Project Kuiper will be a constellation of internet satellites intended to provide high-speed data connections to almost every point on Earth. Doing this successfully will require thousands of satellites, and Amazon’s goal is to operate more than 3,200 in the years to come.

The company will compete with SpaceX’s Starlink, a service that was originally marketed primarily to residential customers.

While Kuiper also aims for that market, particularly in remote areas, it will also be integrated with Amazon Web Services, the company’s cloud computing offering, which is popular with large corporations and governments around the world. That might make it more attractive to businesses that involve satellite imagery or weather forecasting that not only need to move large amounts of data across the internet, but also to perform calculations on the data.

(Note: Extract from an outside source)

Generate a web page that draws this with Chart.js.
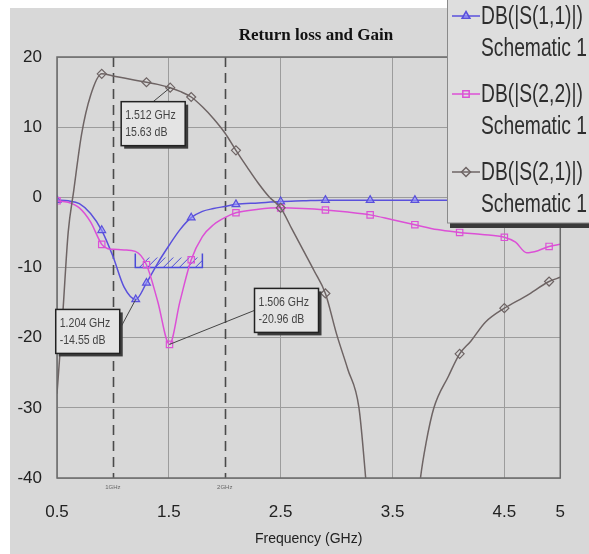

Ground stations will connect the Kuiper satellites to the web services infrastructure in a manner that could also allow companies to communicate with their own remote equipment. For example, Amazon has suggested that energy companies could use Kuiper to monitor and control remote wind farms or offshore drilling platforms.

In October 2023, two prototype Kuiper satellites were launched to test the technology. Amazon said that the tests were successful. Those prototypes were never meant to serve in the operational constellation, and after seven months they were nudged back into the atmosphere, where they burned up. The company said it has since updated the designs of “every system and subsystem on board.”

“There’s a big difference between launching two satellites and launching 3,000 satellites,” said Rajeev Badyal, an Amazon executive in charge of Kuiper, in a promotional video ahead of the launch.

Amazon told the Federal Communications Commission in 2020 that service would begin after it had deployed its first 578 satellites. The company has said that it expects to connect customers to the internet later this year.

While a fully functional constellation needs thousands of satellites, the company can offer service in specific regions with far fewer in orbit before expanding to more global coverage later on.

The F.C.C.’s approval of the constellation came with a requirement that at least half the satellites needed to be deployed by July 30, 2026. Industry analysts say the company could get an extension if it has demonstrated substantial progress by then.

Getting the satellites into orbit also depends on rocket launches occurring on schedule, which can be a problem if enough rockets are not available. Amazon also needs to build hundreds of ground stations, to relay their signals to users.